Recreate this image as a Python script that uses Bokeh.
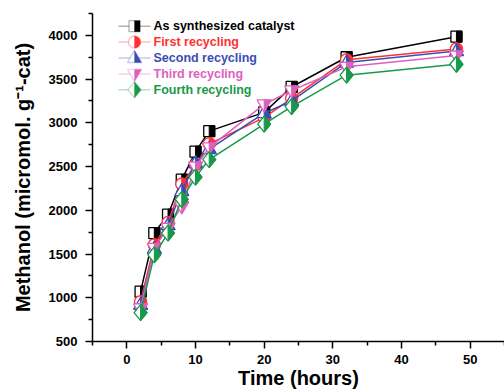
import numpy as np
from bokeh.plotting import figure
from bokeh.models import Range1d, Label, PolyAnnotation, FixedTicker
from bokeh.embed import file_html
from bokeh.resources import INLINE

# ---- data ----
time_h = [2, 4, 6, 8, 10, 12, 20, 24, 32, 48]
as_synth = [1070, 1740, 1950, 2350, 2670, 2905, 3120, 3410, 3750, 3985]
first_rec = [955, 1605, 1860, 2300, 2520, 2760, 3060, 3280, 3720, 3845]
second_rec = [920, 1560, 1830, 2220, 2540, 2700, 3110, 3250, 3690, 3820]
third_rec = [880, 1570, 1800, 2045, 2500, 2720, 3210, 3370, 3640, 3770]
fourth_rec = [830, 1490, 1740, 2125, 2380, 2580, 2985, 3185, 3545, 3670]

series_names = ["As synthesized catalyst", "First recycling", "Second recycling",
                "Third recycling", "Fourth recycling"]
series_values = [as_synth, first_rec, second_rec, third_rec, fourth_rec]
series_colors = ["#000000", "#FF3030", "#3A4DB5", "#DD60BC", "#17994A"]
series_markers = ["square", "circle", "triangle", "inverted_triangle", "diamond"]

x_ticks = [0, 10, 20, 30, 40, 50]
x_minor = [-5, 5, 15, 25, 35, 45, 55]
y_ticks = [500, 1000, 1500, 2000, 2500, 3000, 3500, 4000]
y_minor = [750, 1250, 1750, 2250, 2750, 3250, 3750, 4250]

X0, X1 = -5, 55
Y0, Y1 = 500, 4250
FW, FH = 412, 328

FONT = "Liberation Sans"


def shape_px(kind, right_half):
    if kind == "square":
        s = 5.5
        return [(0, -s), (s, -s), (s, s), (0, s)] if right_half else \
            [(-s, -s), (s, -s), (s, s), (-s, s)]
    if kind == "circle":
        r = 6
        if right_half:
            a = np.linspace(-np.pi / 2, np.pi / 2, 15)
        else:
            a = np.linspace(0, 2 * np.pi, 29)[:-1]
        return [(r * np.cos(t), r * np.sin(t)) for t in a]
    if kind == "triangle":
        return [(0, 7.5), (0, -4.5), (7, -4.5)] if right_half else \
            [(0, 7.5), (-7, -4.5), (7, -4.5)]
    if kind == "inverted_triangle":
        return [(0, -7.5), (0, 4.5), (7, 4.5)] if right_half else \
            [(0, -7.5), (-7, 4.5), (7, 4.5)]
    # diamond
    return [(0, 8), (6.5, 0), (0, -8)] if right_half else \
        [(0, 8), (6.5, 0), (0, -8), (-6.5, 0)]


p = figure(frame_width=FW, frame_height=FH,
           x_range=Range1d(X0, X1), y_range=Range1d(Y0, Y1),
           output_backend="svg", toolbar_location=None,
           min_border_left=92, min_border_right=0,
           min_border_top=13, min_border_bottom=51)
p.outline_line_color = None
p.grid.visible = False
p.background_fill_color = "white"
p.border_fill_color = "white"

for ax in (p.xaxis[0], p.yaxis[0]):
    ax.axis_line_width = 1.5
    ax.major_tick_line_width = 1.5
    ax.minor_tick_line_width = 1.5
    ax.major_tick_out = 7
    ax.major_tick_in = 0
    ax.minor_tick_out = 4
    ax.minor_tick_in = 0
    ax.major_label_text_font = FONT
    ax.major_label_text_font_style = "bold"
    ax.major_label_text_font_size = "13px"
    ax.major_label_text_color = "black"
    ax.axis_label_text_font = FONT
    ax.axis_label_text_font_style = "bold"
    ax.axis_label_text_font_size = "20px"
    ax.axis_label_text_color = "black"

p.xaxis[0].ticker = FixedTicker(ticks=x_ticks, minor_ticks=x_minor)
p.yaxis[0].ticker = FixedTicker(ticks=y_ticks, minor_ticks=y_minor)
p.xaxis.axis_label = "Time (hours)"
p.yaxis.axis_label = "Methanol (micromol. g\u207b\u00b9-cat)"
p.xaxis.major_label_standoff = 6
p.xaxis.axis_label_standoff = 0
p.yaxis.major_label_standoff = 8
p.yaxis.axis_label_standoff = 12

xpp = (X1 - X0) / FW
ypp = (Y1 - Y0) / FH

for name, vals, color, kind in zip(series_names, series_values, series_colors, series_markers):
    p.line(time_h, vals, line_color=color, line_width=1.5)
    full = shape_px(kind, False)
    half = shape_px(kind, True)
    xs_f = [[t + dx * xpp for dx, _ in full] for t in time_h]
    ys_f = [[v + dy * ypp for _, dy in full] for v in vals]
    xs_h = [[t + dx * xpp for dx, _ in half] for t in time_h]
    ys_h = [[v + dy * ypp for _, dy in half] for v in vals]
    p.patches(xs_f, ys_f, fill_color="white", line_color=color, line_width=1.3)
    p.patches(xs_h, ys_h, fill_color=color, line_color=color, line_width=1)

# ---- legend (screen units relative to the frame) ----
for i, (name, color, kind) in enumerate(zip(series_names, series_colors, series_markers)):
    yc = FH - (12.7 + 15.9 * i)
    xm = 42
    p.add_layout(PolyAnnotation(xs=[26, 58], ys=[yc, yc], xs_units="screen", ys_units="screen",
                                line_color=color, line_width=1.5, fill_alpha=0))
    full = shape_px(kind, False)
    half = shape_px(kind, True)
    p.add_layout(PolyAnnotation(xs=[xm + dx for dx, _ in full], ys=[yc + dy for _, dy in full],
                                xs_units="screen", ys_units="screen",
                                line_color=color, line_width=1.3, fill_color="white", fill_alpha=1))
    p.add_layout(PolyAnnotation(xs=[xm + dx for dx, _ in half], ys=[yc + dy for _, dy in half],
                                xs_units="screen", ys_units="screen",
                                line_color=color, line_width=1, fill_color=color, fill_alpha=1))
    p.add_layout(Label(x=61, y=yc, x_units="screen", y_units="screen", text=name,
                       text_color=color, text_font=FONT, text_font_style="bold",
                       text_font_size="12.5px", text_baseline="middle", text_align="left"))

open("out.html", "w").write(file_html(p, INLINE))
************
TO BE DONE —
Write out, word for word, the lines from the start of the data through the one holding "from bokeh.resources import INLINE". Omit pictures.

COMPLETE ANSWER —
Recreate this image as a Python script that uses Bokeh.
import numpy as np
from bokeh.plotting import figure
from bokeh.models import Range1d, Label, PolyAnnotation, FixedTicker
from bokeh.embed import file_html
from bokeh.resources import INLINE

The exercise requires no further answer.